(PROMPT) Look at the data below and print exactly the lines from its first line through the line with "plt.rcParams['font.size'] = 11"; the pictures stay out of the copy.

(GIVEN INFORMATION)
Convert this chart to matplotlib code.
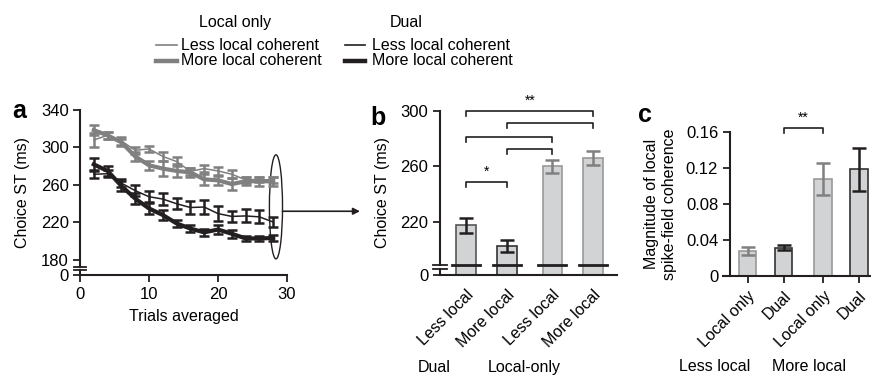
import matplotlib
matplotlib.use("Agg")
import matplotlib.pyplot as plt
from matplotlib.lines import Line2D
from matplotlib.patches import Ellipse

plt.rcParams['font.family'] = ['Liberation Sans', 'DejaVu Sans']
plt.rcParams['font.size'] = 11

# ===== Data =====
trials = [2, 4, 6, 8, 10, 12, 14, 16, 18, 20, 22, 24, 26, 28]
lo_less = [308, 313, 307, 297, 298.5, 290.5, 285, 274.6, 277.5, 275, 271.5, 265.5, 266, 265]
lo_less_err = [7, 4, 4, 4, 3, 5, 5, 4, 4, 4, 4, 3, 3, 3]
lo_more = [318.5, 313, 305.5, 290.5, 281, 277.5, 275, 273.5, 266, 265, 261, 264, 264, 264]
lo_more_err = [5, 4, 4, 5, 5, 8, 7, 5, 6, 5, 6, 4, 5, 5]
dual_less = [271.5, 272, 262, 254, 247.5, 245, 240, 236, 236.5, 229.5, 226.5, 227, 226, 220.5]
dual_less_err = [4, 4, 4, 6, 6, 6, 6, 7, 7, 8, 6, 7, 7, 5]
dual_more = [282, 275, 259, 245.5, 235, 228, 219, 213.5, 209.5, 212.5, 208, 203, 203, 203.5]
dual_more_err = [7, 5, 5, 6, 6, 5, 4, 4, 4, 5, 4, 3, 3, 3]

b_labels = ['Less local', 'More local', 'Less local', 'More local']
b_groups = ['Dual', 'Local-only']
b_means = [217.5, 202.5, 260, 266]
b_err = [5.5, 4.5, 4.6, 5]
b_sig = [(0, 3, 300, '**'), (1, 3, 291, ''), (0, 2, 281.4, ''),
         (1, 2, 272.6, ''), (0, 1, 248.6, '*')]

c_labels = ['Local only', 'Dual', 'Local only', 'Dual']
c_groups = ['Less local', 'More local']
c_means = [0.028, 0.0317, 0.108, 0.1186]
c_err = [0.0046, 0.0028, 0.018, 0.024]
c_sig = [(1, 2, 0.1651, '**')]
# ================

GRAY = '#808080'
BLACK = '#231f20'
FILL = '#d2d3d4'
bar_pos = [0, 1, 2.1, 3.1]
bar_edge = ['#555555', '#333333', '#999999', '#999999']
b_ecol = [BLACK, BLACK, GRAY, GRAY]
c_edge = ['#999999', '#333333', '#999999', '#333333']
c_ecol = [GRAY, BLACK, GRAY, BLACK]
TICK = 12
LAB = 11.5
ROT = 11.5

W, H = 871, 375
fig = plt.figure(figsize=(W / 100, H / 100), dpi=100)


def style(ax):
    for s in ['top', 'right']:
        ax.spines[s].set_visible(False)
    for s in ['left', 'bottom']:
        ax.spines[s].set_linewidth(1.5)
        ax.spines[s].set_color(BLACK)
    ax.tick_params(width=1.3, length=5, color=BLACK, labelsize=TICK)


def ybreak(ax, hi, lo, bottom, half=0.03):
    # broken y axis: spine stops at hi, restarts at lo
    ax.spines['left'].set_bounds(hi, ax.get_ylim()[1])
    tr = ax.get_yaxis_transform()
    ax.plot([0, 0], [bottom, lo], color=BLACK, lw=1.5, transform=tr, clip_on=False)
    for v in (hi, lo):
        ax.plot([-half, half], [v, v], color=BLACK, lw=1.3, transform=tr, clip_on=False)


# ---------- panel a ----------
axa = fig.add_axes([80 / W, 1 - 275 / H, 207 / W, 165 / H])
style(axa)
series = [
    (lo_less, lo_less_err, GRAY, 1.1),
    (lo_more, lo_more_err, GRAY, 3.0),
    (dual_less, dual_less_err, BLACK, 1.1),
    (dual_more, dual_more_err, BLACK, 3.0),
]
for y, e, col, lw in series:
    axa.errorbar(trials, y, yerr=e, color=col, lw=lw, elinewidth=1.8,
                 capsize=3.5, capthick=1.8)
a_bottom = 164
axa.set_xlim(0, 30)
axa.set_ylim(a_bottom, 340)
axa.set_xticks([0, 10, 20, 30])
axa.set_yticks([a_bottom, 180, 220, 260, 300, 340], ['0', '180', '220', '260', '300', '340'])
axa.tick_params(axis='x', pad=3.5)
axa.tick_params(axis='y', pad=3)
axa.set_xlabel('Trials averaged', labelpad=5, fontsize=LAB)
axa.set_ylabel('Choice ST (ms)', labelpad=8, fontsize=LAB)
ybreak(axa, 172.9, 169.3, a_bottom)
axa.add_patch(Ellipse((28.4, 236.7), 1.9, 111, fill=False, lw=1.0,
                      edgecolor=BLACK, clip_on=False))

# ---------- panel b ----------
axb = fig.add_axes([440 / W, 1 - 275 / H, 177 / W, 164.3 / H])
style(axb)
b_bottom = 181.6
axb.bar(bar_pos, b_means, width=0.48, color=FILL, edgecolor=bar_edge, linewidth=1.2)
for p, m, e, c in zip(bar_pos, b_means, b_err, b_ecol):
    axb.errorbar(p, m, yerr=e, color=c, elinewidth=1.8, capsize=5, capthick=1.8)
for p in bar_pos:
    axb.plot([p - 0.34, p + 0.34], [188.8, 188.8], color=BLACK, lw=2)
axb.set_xlim(-0.642, 3.678)
axb.set_ylim(b_bottom, 300)
axb.set_yticks([b_bottom, 220, 260, 300], ['0', '220', '260', '300'])
axb.set_xticks(bar_pos, b_labels, rotation=45, ha='right', rotation_mode='anchor',
               fontsize=ROT)
axb.tick_params(axis='x', length=0, pad=9)
axb.set_ylabel('Choice ST (ms)', labelpad=7, fontsize=LAB)
ybreak(axb, 188.8, 185.9, b_bottom, half=0.04)
for i, j, lev, star in b_sig:
    xi, xj = bar_pos[i], bar_pos[j]
    axb.plot([xi, xi, xj, xj], [lev - 3.6, lev, lev, lev - 3.6], color=BLACK,
             lw=1.2, clip_on=False)
    if star:
        axb.text((xi + xj) / 2, lev + 2, star, ha='center', va='bottom', fontsize=10)
axb.text(-0.034, -0.56, b_groups[0], transform=axb.transAxes, ha='center',
         va='center', fontsize=LAB)
axb.text(0.475, -0.56, b_groups[1], transform=axb.transAxes, ha='center',
         va='center', fontsize=LAB)

# arrow from the ellipse to panel b
axa.annotate('', xy=(-0.452, 0.388), xycoords=axb.transAxes,
             xytext=(29.35, 232), textcoords=axa.transData,
             arrowprops=dict(arrowstyle='-|>', lw=1.2, color=BLACK,
                             shrinkA=0, shrinkB=0, mutation_scale=10),
             annotation_clip=False)

# ---------- panel c ----------
axc = fig.add_axes([723 / W, 1 - 276 / H, 148 / W, 143.7 / H])
style(axc)
axc.spines['left'].set_position(('data', -0.493))
axc.bar(bar_pos, c_means, width=0.49, color=FILL, edgecolor=c_edge, linewidth=1.2)
for p, m, e, c in zip(bar_pos, c_means, c_err, c_ecol):
    axc.errorbar(p, m, yerr=e, color=c, elinewidth=1.8, capsize=5, capthick=1.8)
axc.set_xlim(-0.688, 3.434)
axc.set_ylim(0, 0.16)
axc.set_yticks([0, 0.04, 0.08, 0.12, 0.16], ['0', '0.04', '0.08', '0.12', '0.16'])
axc.set_xticks(bar_pos, c_labels, rotation=45, ha='right', rotation_mode='anchor',
               fontsize=ROT)
axc.tick_params(axis='x', pad=4)
axc.set_ylabel('Magnitude of local\nspike-field coherence', labelpad=6,
               linespacing=1.25, fontsize=LAB)
for i, j, lev, star in c_sig:
    xi, xj = bar_pos[i], bar_pos[j]
    axc.plot([xi, xi, xj, xj], [lev - 0.0056, lev, lev, lev - 0.0056], color=BLACK,
             lw=1.2, clip_on=False)
    axc.text((xi + xj) / 2, lev + 0.003, star, ha='center', va='bottom', fontsize=10)
axc.text(-0.054, -0.633, c_groups[0], transform=axc.transAxes, ha='center',
         va='center', fontsize=LAB)
axc.text(0.581, -0.633, c_groups[1], transform=axc.transAxes, ha='center',
         va='center', fontsize=LAB)

# ---------- panel letters ----------
for lx, ly, s in [(12, 118, 'a'), (370, 125, 'b'), (638, 122, 'c')]:
    fig.text(lx / W, 1 - ly / H, s, fontsize=18, weight='bold', va='baseline')

# ---------- legend ----------
fig.text(235 / W, 1 - 22.7 / H, 'Local only', ha='center', va='center', fontsize=LAB)
fig.text(406 / W, 1 - 22.7 / H, 'Dual', ha='center', va='center', fontsize=LAB)
leg = [
    (156, 177, 181, 45, GRAY, 1.2, 'Less local coherent'),
    (156, 177, 181, 60.7, GRAY, 3.2, 'More local coherent'),
    (345, 365, 372, 45, BLACK, 1.2, 'Less local coherent'),
    (345, 365, 372, 60.7, BLACK, 3.2, 'More local coherent'),
]
for x0, x1, tx, y, col, lw, lab in leg:
    fig.add_artist(Line2D([x0 / W, x1 / W], [1 - y / H, 1 - y / H],
                          transform=fig.transFigure, color=col, lw=lw))
    fig.text(tx / W, 1 - y / H, lab, va='center', fontsize=LAB)

fig.savefig('out.png', dpi=100)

(TASK ANSWER)
Convert this chart to matplotlib code.
import matplotlib
matplotlib.use("Agg")
import matplotlib.pyplot as plt
from matplotlib.lines import Line2D
from matplotlib.patches import Ellipse

plt.rcParams['font.family'] = ['Liberation Sans', 'DejaVu Sans']
plt.rcParams['font.size'] = 11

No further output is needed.